Exercise details = Say how many lines contain the word "this". Only the number should be given.
━━━━━━━━━━
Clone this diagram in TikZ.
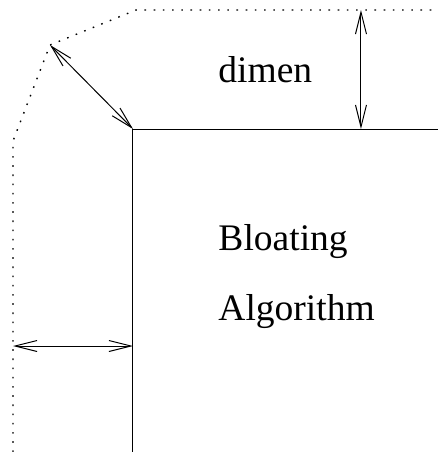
\documentclass[tikz,border=0pt]{standalone}
\usepackage{fontspec}
\setmainfont{Liberation Serif}
\usetikzlibrary{arrows.meta}
\begin{document}
\begin{tikzpicture}[x=0.5pt, y=-0.5pt, line width=0.5pt,
  dimarrow/.style={{Straight Barb[length=11pt,width=5.5pt]}-{Straight Barb[length=11pt,width=5.5pt]}},
  bloated/.style={line width=0.7pt, dash pattern=on 0.8pt off 3.8pt},
  lbl/.style={anchor=base west, inner sep=0pt, font=\fontsize{18.75}{20}\selectfont}]
  \useasboundingbox (0,0) rectangle (438,452);
  % original shape
  \coordinate (corner) at (133,129);
  \coordinate (cbot) at (133,452);
  \coordinate (cright) at (438,129);
  \draw (cbot) -- (corner) -- (cright);
  % bloated outline
  \coordinate (bbot) at (13,452);
  \coordinate (bleft) at (13,141);
  \coordinate (bdiag) at (50,45);
  \coordinate (btop) at (136,10);
  \coordinate (bright) at (438,10);
  \draw[bloated] (bbot) -- (bleft) -- (bdiag) -- (btop) -- (bright);
  % dimensions
  \coordinate (vtop) at (361,10);
  \coordinate (vbot) at (361,129);
  \coordinate (hleft) at (13,346);
  \coordinate (hright) at (133,346);
  \draw[dimarrow] (vtop) -- (vbot);
  \draw[dimarrow] (bdiag) -- (corner);
  \draw[dimarrow] (hleft) -- (hright);
  \node[lbl] (dimen) at (218,82) {dimen};
  \node[lbl] (bloat) at (218,250) {Bloating};
  \node[lbl] (algo) at (218,320) {Algorithm};
\end{tikzpicture}
\end{document}
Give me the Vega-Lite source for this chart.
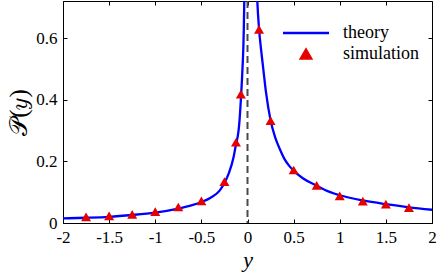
{
  "$schema": "https://vega.github.io/schema/vega-lite/v6.json",
  "autosize": {"type": "none"},
  "padding": {"left": 63, "top": 1, "right": 5, "bottom": 50},
  "width": 369,
  "height": 222,
  "background": "white",
  "config": {
    "view": {"stroke": "black", "strokeWidth": 1},
    "font": "serif",
    "axis": {"grid": false, "domainColor": "black", "tickColor": "black", "labelColor": "black", "labelFont": "serif", "labelFontSize": 17, "tickSize": -4, "domainWidth": 1, "tickWidth": 1, "labelFlush": false},
    "legend": {"labelFont": "serif", "labelFontSize": 18, "labelColor": "black"}
  },
  "datasets": {
    "theory": [
      {"x": -2, "p": 0.015, "branch": "L", "series": "theory"},
      {"x": -1.75, "p": 0.017, "branch": "L", "series": "theory"},
      {"x": -1.5, "p": 0.020, "branch": "L", "series": "theory"},
      {"x": -1.25, "p": 0.026, "branch": "L", "series": "theory"},
      {"x": -1, "p": 0.034, "branch": "L", "series": "theory"},
      {"x": -0.75, "p": 0.047, "branch": "L", "series": "theory"},
      {"x": -0.6, "p": 0.058, "branch": "L", "series": "theory"},
      {"x": -0.5, "p": 0.068, "branch": "L", "series": "theory"},
      {"x": -0.4, "p": 0.082, "branch": "L", "series": "theory"},
      {"x": -0.3, "p": 0.106, "branch": "L", "series": "theory"},
      {"x": -0.25, "p": 0.130, "branch": "L", "series": "theory"},
      {"x": -0.2, "p": 0.163, "branch": "L", "series": "theory"},
      {"x": -0.15, "p": 0.215, "branch": "L", "series": "theory"},
      {"x": -0.125, "p": 0.255, "branch": "L", "series": "theory"},
      {"x": -0.1, "p": 0.292, "branch": "L", "series": "theory"},
      {"x": -0.09, "p": 0.320, "branch": "L", "series": "theory"},
      {"x": -0.08, "p": 0.360, "branch": "L", "series": "theory"},
      {"x": -0.07, "p": 0.410, "branch": "L", "series": "theory"},
      {"x": -0.06, "p": 0.465, "branch": "L", "series": "theory"},
      {"x": -0.05, "p": 0.530, "branch": "L", "series": "theory"},
      {"x": -0.045, "p": 0.570, "branch": "L", "series": "theory"},
      {"x": -0.04, "p": 0.630, "branch": "L", "series": "theory"},
      {"x": -0.035, "p": 0.720, "branch": "L", "series": "theory"},
      {"x": -0.03, "p": 0.820, "branch": "L", "series": "theory"},
      {"x": 0.09, "p": 0.850, "branch": "R", "series": "theory"},
      {"x": 0.1, "p": 0.770, "branch": "R", "series": "theory"},
      {"x": 0.106, "p": 0.723, "branch": "R", "series": "theory"},
      {"x": 0.125, "p": 0.630, "branch": "R", "series": "theory"},
      {"x": 0.15, "p": 0.555, "branch": "R", "series": "theory"},
      {"x": 0.171, "p": 0.500, "branch": "R", "series": "theory"},
      {"x": 0.2, "p": 0.425, "branch": "R", "series": "theory"},
      {"x": 0.25, "p": 0.333, "branch": "R", "series": "theory"},
      {"x": 0.3, "p": 0.278, "branch": "R", "series": "theory"},
      {"x": 0.35, "p": 0.240, "branch": "R", "series": "theory"},
      {"x": 0.4, "p": 0.208, "branch": "R", "series": "theory"},
      {"x": 0.45, "p": 0.186, "branch": "R", "series": "theory"},
      {"x": 0.5, "p": 0.170, "branch": "R", "series": "theory"},
      {"x": 0.6, "p": 0.145, "branch": "R", "series": "theory"},
      {"x": 0.75, "p": 0.121, "branch": "R", "series": "theory"},
      {"x": 0.84, "p": 0.107, "branch": "R", "series": "theory"},
      {"x": 1, "p": 0.090, "branch": "R", "series": "theory"},
      {"x": 1.25, "p": 0.073, "branch": "R", "series": "theory"},
      {"x": 1.5, "p": 0.061, "branch": "R", "series": "theory"},
      {"x": 1.75, "p": 0.051, "branch": "R", "series": "theory"},
      {"x": 2, "p": 0.043, "branch": "R", "series": "theory"}
    ],
    "simulation": [
      {"x": -1.75, "p": 0.020, "series": "simulation"},
      {"x": -1.5, "p": 0.023, "series": "simulation"},
      {"x": -1.25, "p": 0.028, "series": "simulation"},
      {"x": -1, "p": 0.037, "series": "simulation"},
      {"x": -0.75, "p": 0.052, "series": "simulation"},
      {"x": -0.5, "p": 0.072, "series": "simulation"},
      {"x": -0.25, "p": 0.134, "series": "simulation"},
      {"x": -0.125, "p": 0.262, "series": "simulation"},
      {"x": -0.072, "p": 0.418, "series": "simulation"},
      {"x": 0.125, "p": 0.628, "series": "simulation"},
      {"x": 0.25, "p": 0.332, "series": "simulation"},
      {"x": 0.5, "p": 0.172, "series": "simulation"},
      {"x": 0.75, "p": 0.122, "series": "simulation"},
      {"x": 1, "p": 0.088, "series": "simulation"},
      {"x": 1.25, "p": 0.071, "series": "simulation"},
      {"x": 1.5, "p": 0.061, "series": "simulation"},
      {"x": 1.75, "p": 0.050, "series": "simulation"}
    ],
    "ref": [{"x": 0}]
  },
  "resolve": {"axis": {"x": "independent", "y": "independent"}},
  "layer": [
    {
      "data": {"name": "ref"},
      "mark": {"type": "rule", "color": "#4a4a4a", "strokeWidth": 2, "strokeDash": [7, 4]},
      "encoding": {
        "x": {"field": "x", "type": "quantitative", "scale": {"domain": [-2, 2], "nice": false, "zero": false}, "axis": {"orient": "top", "values": [-2, -1.5, -1, -0.5, 0, 0.5, 1, 1.5, 2], "labels": false, "title": null, "domain": false}}
      }
    },
    {
      "data": {"name": "theory"},
      "mark": {"type": "line", "strokeWidth": 2.3, "clip": true, "interpolate": "monotone"},
      "encoding": {
        "x": {"field": "x", "type": "quantitative", "scale": {"domain": [-2, 2], "nice": false, "zero": false},
          "axis": {"orient": "bottom", "values": [-2, -1.5, -1, -0.5, 0, 0.5, 1, 1.5, 2], "labelExpr": "'' + datum.value", "labelPadding": 10, "title": "y", "titleFont": "serif", "titleFontStyle": "italic", "titleFontWeight": "normal", "titleFontSize": 22, "titlePadding": 4}},
        "y": {"field": "p", "type": "quantitative", "scale": {"domain": [0, 0.72], "nice": false, "zero": false},
          "axis": {"orient": "left", "values": [0, 0.2, 0.4, 0.6], "labelExpr": "'' + datum.value", "labelPadding": 10, "title": "𝒫(𝑦)", "titleFont": "serif", "titleFontWeight": "normal", "titleFontSize": 25, "titlePadding": 4}},
        "detail": {"field": "branch"},
        "color": {"field": "series", "type": "nominal", "scale": {"domain": ["theory", "simulation"], "range": ["#0000ff", "#e60000"]},
          "legend": {"title": null, "orient": "none", "legendX": 234, "legendY": 23, "rowPadding": 2, "labelOffset": 28, "padding": 0,
            "labelFont": "serif", "labelFontSize": 18,
            "encode": {"symbols": {"update": {
              "fill": {"signal": "datum.value === 'theory' ? 'transparent' : '#e60000'"},
              "stroke": {"signal": "datum.value === 'theory' ? '#0000ff' : 'transparent'"},
              "strokeWidth": {"value": 2.3},
              "shape": {"signal": "datum.value === 'theory' ? 'stroke' : 'triangle-up'"},
              "size": {"signal": "datum.value === 'theory' ? 2116 : 110"},
              "opacity": {"value": 1}
            }}}}}
      }
    },
    {
      "data": {"name": "simulation"},
      "mark": {"type": "point", "filled": true, "opacity": 1, "size": 100, "shape": "triangle-up"},
      "encoding": {
        "x": {"field": "x", "type": "quantitative", "axis": null},
        "y": {"field": "p", "type": "quantitative", "axis": {"orient": "right", "values": [0, 0.2, 0.4, 0.6], "labels": false, "title": null, "domain": false}},
        "color": {"field": "series", "type": "nominal"}
      }
    }
  ]
}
━━━━━━━━━━
Result = 2